Other things would happen, such as rumours being spread about my sexuality.
Even at that young age, that sort of thing was happening. I lived
my life in misery, all in the name of so-called fun. Bullying didn’t
just happen in school; it was also among kids from the neighbourhood.
I was the kid who everybody liked to pick on even among my so-called
friends. I was often ridiculed, mocked, and beaten up until I was 14.

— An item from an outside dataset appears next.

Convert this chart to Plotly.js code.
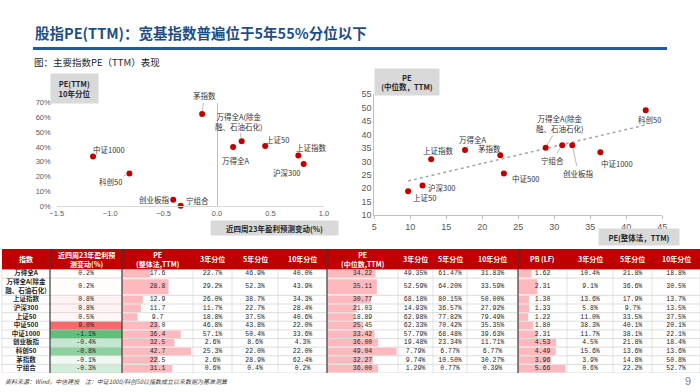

There were times when I was too afraid to go outside because I was told
false stories of people spreading rumours about me, which it turned out
never happened. My so-called friend was lying, just to get at me
and make me upset, which he did. There were times I was completely
out-cast altogether. I was told to go away and not allowed to associate
with the others. It seem to me that there were five reasons, or classifications
which caused others to see me as different; my tall thin frame, my very
pale complexion, my red hair and glasses (that I still wear), and because
I was bad at sports.
The bullying wasn’t as bad in secondary school (high school), but it
still went on. Mostly the bullying consisted of ridicule, the mocking,
and the occasional punch. At 14-15, the physical bullying had begun
to stop as the school bully ended up in a Juvenile Correctional facility
for stealing cars and I had grown in size. I had started standing
up to people and they began to leave me alone. I’m sure they began
to realize that I was now bigger than they were and that I wouldn’t lie
down in front of them anymore. Nevertheless, I still had low self-confidence,
no self-esteem and self-doubt and depression and these problems had truly
taken over my psychological make-up. The damage was already done
to my mind, no matter what size I’d grown to. I was still shy, unsure
of myself, and low in self-confidence.
By the time I was 16, I found that I excelled at athletics. The
school wasn’t known for sports and when it was obvious to my peers that
I was a talented athlete, I was asked to socialise with the jocks (yes
we use that term in Northern Ireland as well). I refused, knowing
I would have joined and became one of the very people who made my life
a living hell for those few years.
At that age I also met some new older mature genuine friend’s, two of
whom, in particular, succeeded in repairing the damage which was caused
to me during those tortuous years when I was branded a stupid, ugly freak
of nature by other children, including my so called friends – so many times
I began to believe it. Due to the good work of those two people whom
I will always consider them my closest friends, I am a much more confident
person. I also know I was one of the lucky ones, because if I hadn’t
met those wonderful people when I was 16, who knows what would have happened
to me or what I would have done to myself. In fact, it is not dramatic
to say that I might not be alive today if it wasn’t for those new friends.
I was close to committing suicide on a few occasions. Some of the
bullies from those early years are now changed men who are now my friends
and are truly sorry and ashamed for the way they treated me and for what
they did in the past.
Now that I am of a much bigger physical size and a much more confident
person, I will never let that sort of thing get to me again. I will
never bully anybody, because I know how it feels. I pride myself
on being a gentle giant and not a bullying thug.
My message to victims of bullying is simple, if you are being bullied,
it isn’t your fault. Tell someone, your parents’ your teacher, a
friendly ear, but don’t suffer in silence. That is what the bullies
want you to do. By telling someone, you are saying, “No, what you’re
doing to me is wrong and I will not put up with it!”
Bullies are cowards who only do what they do because they are simply
sadistic people who get a perverted pleasure from picking on those who
they consider different. They are the ones who are at fault, not
you, and nothing they say about you or to you, is true. Trust me
I know I’ve been there, and I’ve come through it. I now have a job
that I love, a university degree, my own house and I am working on furthering
my career. I have won national championships at two different sports,
and I have even represented my country at one sport. If you had told
me that ten years ago, I would not have believed you. My point is
this, if I can do this then so can you.